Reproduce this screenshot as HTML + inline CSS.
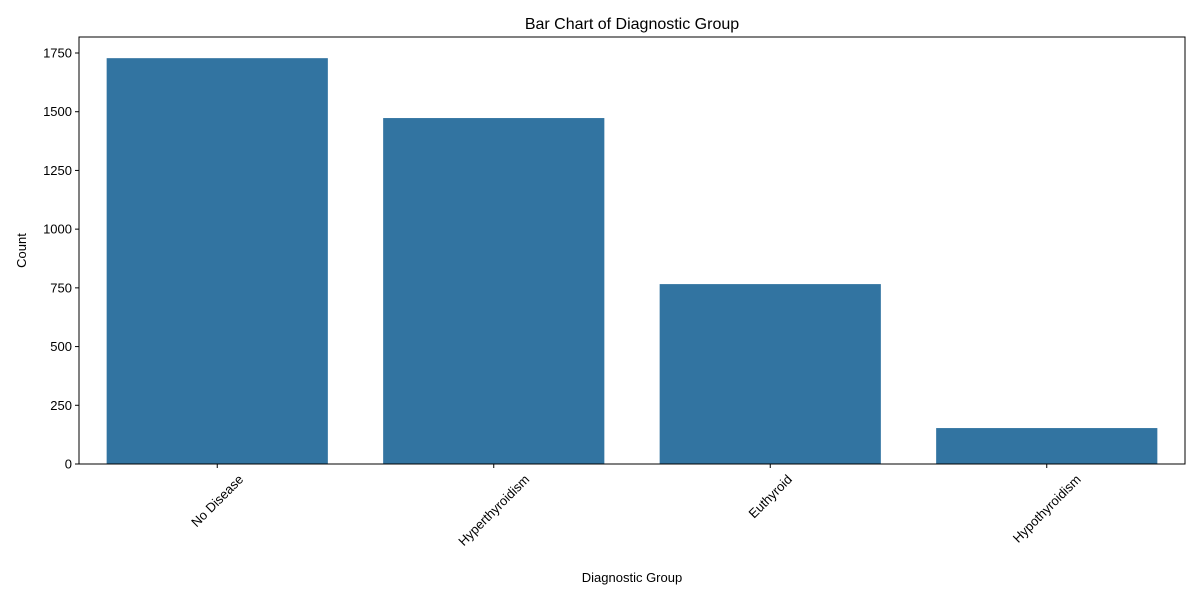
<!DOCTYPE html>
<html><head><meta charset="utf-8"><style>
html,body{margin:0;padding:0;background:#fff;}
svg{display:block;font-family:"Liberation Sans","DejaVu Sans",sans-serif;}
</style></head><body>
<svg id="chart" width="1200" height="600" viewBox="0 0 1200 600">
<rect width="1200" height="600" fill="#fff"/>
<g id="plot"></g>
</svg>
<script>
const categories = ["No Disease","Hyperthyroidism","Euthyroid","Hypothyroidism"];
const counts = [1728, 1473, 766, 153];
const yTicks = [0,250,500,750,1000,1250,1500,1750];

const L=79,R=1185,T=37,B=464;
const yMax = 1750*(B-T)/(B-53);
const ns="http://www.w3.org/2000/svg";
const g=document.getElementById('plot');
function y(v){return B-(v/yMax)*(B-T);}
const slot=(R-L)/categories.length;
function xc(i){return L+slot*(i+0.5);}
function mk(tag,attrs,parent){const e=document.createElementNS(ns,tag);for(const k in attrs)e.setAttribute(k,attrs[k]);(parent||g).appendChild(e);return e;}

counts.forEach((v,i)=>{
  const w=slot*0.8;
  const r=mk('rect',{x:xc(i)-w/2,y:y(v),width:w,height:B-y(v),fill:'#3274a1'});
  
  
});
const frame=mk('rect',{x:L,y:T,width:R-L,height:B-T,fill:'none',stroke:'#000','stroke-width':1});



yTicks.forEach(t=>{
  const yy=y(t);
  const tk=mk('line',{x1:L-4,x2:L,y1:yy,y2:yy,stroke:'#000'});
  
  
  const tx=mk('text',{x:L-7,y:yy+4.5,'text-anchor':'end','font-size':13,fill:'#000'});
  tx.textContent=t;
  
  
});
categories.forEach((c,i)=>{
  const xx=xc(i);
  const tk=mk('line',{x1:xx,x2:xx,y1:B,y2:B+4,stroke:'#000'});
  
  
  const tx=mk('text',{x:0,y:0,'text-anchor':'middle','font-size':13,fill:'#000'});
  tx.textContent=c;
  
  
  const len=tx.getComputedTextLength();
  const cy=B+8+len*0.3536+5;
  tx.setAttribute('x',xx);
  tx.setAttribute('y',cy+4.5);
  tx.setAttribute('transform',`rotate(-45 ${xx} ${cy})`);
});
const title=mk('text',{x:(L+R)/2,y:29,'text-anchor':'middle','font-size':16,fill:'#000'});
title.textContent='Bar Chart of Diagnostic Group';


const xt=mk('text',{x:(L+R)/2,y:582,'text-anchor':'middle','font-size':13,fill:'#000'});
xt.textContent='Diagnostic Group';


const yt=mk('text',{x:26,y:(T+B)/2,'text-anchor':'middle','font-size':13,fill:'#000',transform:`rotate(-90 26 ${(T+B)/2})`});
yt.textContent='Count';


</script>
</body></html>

* * *

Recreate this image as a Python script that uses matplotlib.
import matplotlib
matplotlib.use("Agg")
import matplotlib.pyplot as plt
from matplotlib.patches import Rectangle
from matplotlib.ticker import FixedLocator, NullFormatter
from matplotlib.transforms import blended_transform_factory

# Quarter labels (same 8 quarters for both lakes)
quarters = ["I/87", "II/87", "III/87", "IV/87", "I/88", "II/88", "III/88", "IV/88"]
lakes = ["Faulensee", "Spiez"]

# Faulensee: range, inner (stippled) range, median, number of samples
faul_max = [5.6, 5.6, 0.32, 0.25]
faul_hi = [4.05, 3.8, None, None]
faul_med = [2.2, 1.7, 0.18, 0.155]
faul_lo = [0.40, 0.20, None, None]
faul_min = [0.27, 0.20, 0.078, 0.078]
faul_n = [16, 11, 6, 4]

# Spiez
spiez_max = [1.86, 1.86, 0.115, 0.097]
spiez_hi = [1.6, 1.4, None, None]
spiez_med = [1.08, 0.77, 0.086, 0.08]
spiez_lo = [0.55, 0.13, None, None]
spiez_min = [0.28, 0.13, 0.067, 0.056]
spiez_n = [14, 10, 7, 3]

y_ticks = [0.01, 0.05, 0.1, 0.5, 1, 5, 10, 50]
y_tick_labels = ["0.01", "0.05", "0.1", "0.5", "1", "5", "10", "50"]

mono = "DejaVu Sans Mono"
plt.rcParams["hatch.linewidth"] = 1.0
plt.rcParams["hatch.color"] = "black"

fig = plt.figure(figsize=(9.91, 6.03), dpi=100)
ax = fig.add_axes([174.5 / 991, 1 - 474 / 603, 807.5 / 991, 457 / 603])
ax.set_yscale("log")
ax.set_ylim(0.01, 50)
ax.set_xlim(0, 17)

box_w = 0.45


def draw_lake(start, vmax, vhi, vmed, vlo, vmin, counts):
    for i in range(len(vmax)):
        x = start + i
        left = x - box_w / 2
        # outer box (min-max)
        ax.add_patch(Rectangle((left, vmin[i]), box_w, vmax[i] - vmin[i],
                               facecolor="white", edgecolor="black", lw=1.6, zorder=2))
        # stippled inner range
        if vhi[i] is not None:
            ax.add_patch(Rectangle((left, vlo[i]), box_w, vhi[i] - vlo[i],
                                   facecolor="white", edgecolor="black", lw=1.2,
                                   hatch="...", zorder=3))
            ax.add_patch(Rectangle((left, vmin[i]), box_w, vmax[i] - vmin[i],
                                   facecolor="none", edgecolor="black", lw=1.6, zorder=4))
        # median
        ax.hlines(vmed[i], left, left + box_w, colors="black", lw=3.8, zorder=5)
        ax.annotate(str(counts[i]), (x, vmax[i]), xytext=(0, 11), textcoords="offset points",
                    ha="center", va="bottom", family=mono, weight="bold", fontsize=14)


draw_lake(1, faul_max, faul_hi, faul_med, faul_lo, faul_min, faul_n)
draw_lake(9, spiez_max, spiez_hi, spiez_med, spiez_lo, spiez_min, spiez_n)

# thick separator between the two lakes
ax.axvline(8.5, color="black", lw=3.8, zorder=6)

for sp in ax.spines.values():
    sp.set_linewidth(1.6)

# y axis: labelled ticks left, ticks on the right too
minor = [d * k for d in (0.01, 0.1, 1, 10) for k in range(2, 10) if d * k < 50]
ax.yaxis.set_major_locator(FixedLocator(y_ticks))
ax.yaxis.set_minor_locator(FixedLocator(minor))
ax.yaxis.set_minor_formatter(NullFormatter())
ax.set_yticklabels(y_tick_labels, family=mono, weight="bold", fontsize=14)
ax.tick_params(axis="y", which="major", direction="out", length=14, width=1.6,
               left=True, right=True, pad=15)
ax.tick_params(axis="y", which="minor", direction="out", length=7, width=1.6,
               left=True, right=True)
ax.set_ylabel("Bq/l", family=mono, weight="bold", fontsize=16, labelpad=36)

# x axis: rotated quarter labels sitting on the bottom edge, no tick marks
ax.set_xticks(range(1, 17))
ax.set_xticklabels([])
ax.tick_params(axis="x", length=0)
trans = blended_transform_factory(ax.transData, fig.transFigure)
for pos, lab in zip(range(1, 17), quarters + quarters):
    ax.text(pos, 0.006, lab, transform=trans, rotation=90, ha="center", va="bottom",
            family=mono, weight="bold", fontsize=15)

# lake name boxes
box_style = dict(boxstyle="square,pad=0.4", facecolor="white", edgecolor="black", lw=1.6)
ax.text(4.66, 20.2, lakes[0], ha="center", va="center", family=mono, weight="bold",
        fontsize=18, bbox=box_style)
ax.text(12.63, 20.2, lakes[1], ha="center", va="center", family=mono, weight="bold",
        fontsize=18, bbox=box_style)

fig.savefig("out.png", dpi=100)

--

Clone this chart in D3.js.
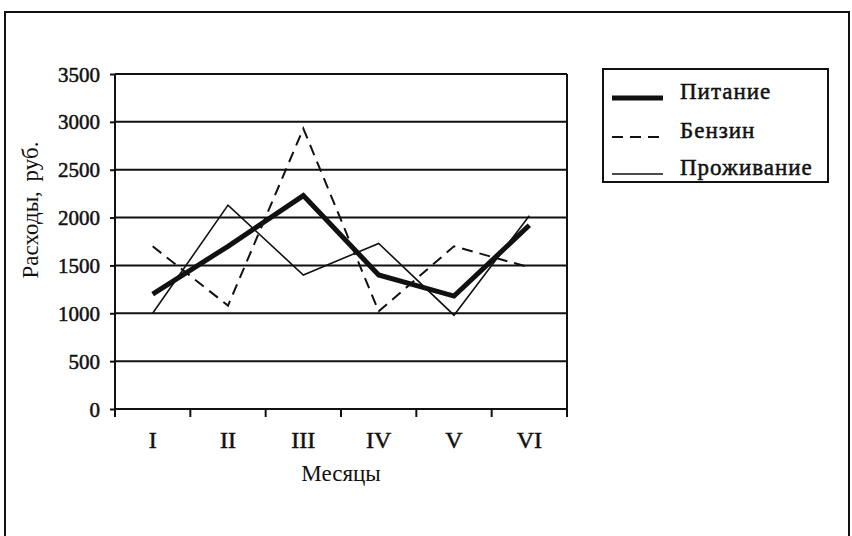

• [Written instruction] Among the entries, how many lines include the word "this"? Answer with a single number and nothing further.

• [Result] 3